Through time … once in a while I would yearn for family contact, wish for some kind of love from a crazy-ass, wild-ass … mean-ass family that I loved dearly. Mistake … it was always a mistake. Truthfully at my age today … I can count the very few … people in my family whom I have great
respect for … why?
Because they are like me … realize in order to love ‘family’ … you have to stay away to do so. You have to love at a distance … we are all born from the flames of Hell … we burn each each other when too close.
It’s sad when family can’t be close … magnets placed with ‘north pole to north pole … south pole to south pole …will turn away from each other’. Gloria Faye Brown Bates/aka Granny Gee
Note by this Author:
My readers know by now … my style of writing … how I use words to describe real things to make my writing come alive … I make colors happen in my stories … true stories. It’s my way …
Sometimes, I read my story for the day to my husband … I tell him to tell me how my words … sound, never to … judge them. I just want to know from him … how does it sound … are the words put together where they are understood in the best way.
He worries about my choice of words, sometimes. I told him that those are the words that … have to be used … to get across what I am trying to convey. As writers … we know what we have to do.
Not only that … we want to entertain as we write … and sometimes, we get on a roll … words flow naturally, freely … and the end result is … amazing. As a writer … I get surprised and think … I couldn’t have done it better … myself. 🙂 I’m being silly, now.
When I write … I can’t a bit more control what each character thinks, does … anymore than I can you. When I write … my character comes out naturally … it’s me. You don’t have to like me … of course, if you did … it would mean the world to me.
If you are looking for a perfect person, writer … to read … you may want to go elsewhere … because I’m not perfect, I write about real life, feelings, grief … pain. I do it in the best way I know how … all the while trying not to hurt others.
I never intend to hurt anyone … never. Though I stay away … and have ‘let go’ of a bunch of people in the past several days … know that I love them, care … it’s just healthier for them to go on their way … me to go my way.
Someone has to get the backbone to make it happen … otherwise, everyone will stay in the same old ‘rut’ they wish they were out of. I got us out of it. I was strong enough to … mentally … I had to. I got to the point of … I can’t take anymore … it’s a dead-end street … let me get the hell out of here. Simple as that … I got the hell out.
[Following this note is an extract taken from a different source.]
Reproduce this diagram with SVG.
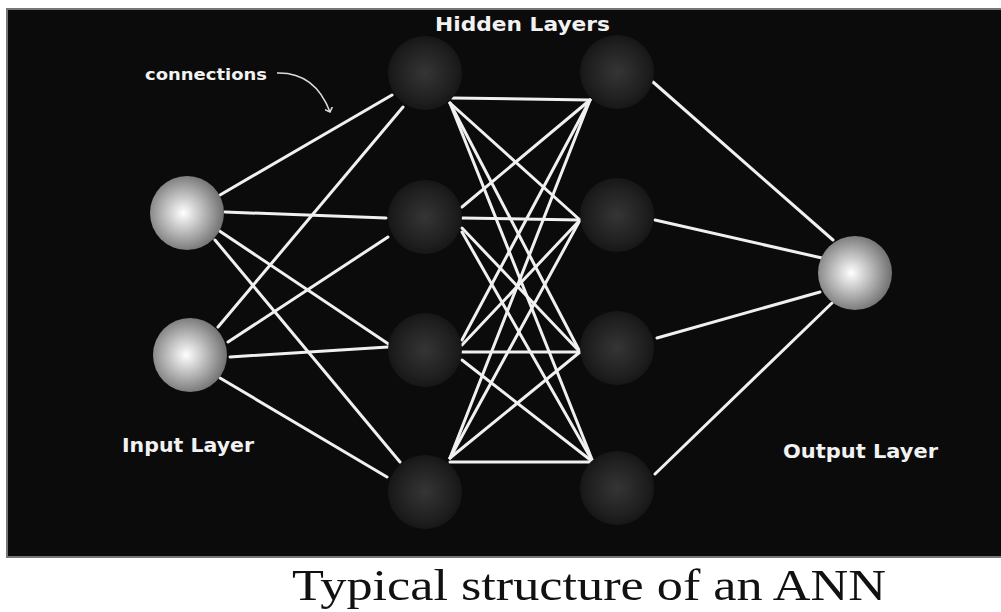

I have enough weight on my shoulders … weight no one can see. That weight combined with the weight I just took off my shoulders … has given me a chance to rest, breathe … thank God I had the strength to do what I did.
Now … to get the flames of Hell to burn out … I’ll be alright once again. That’s easier said than done … because to get to this point of living anger from the past … the flames keep igniting each time I put them out. I won’t stop until the last flame has gone away.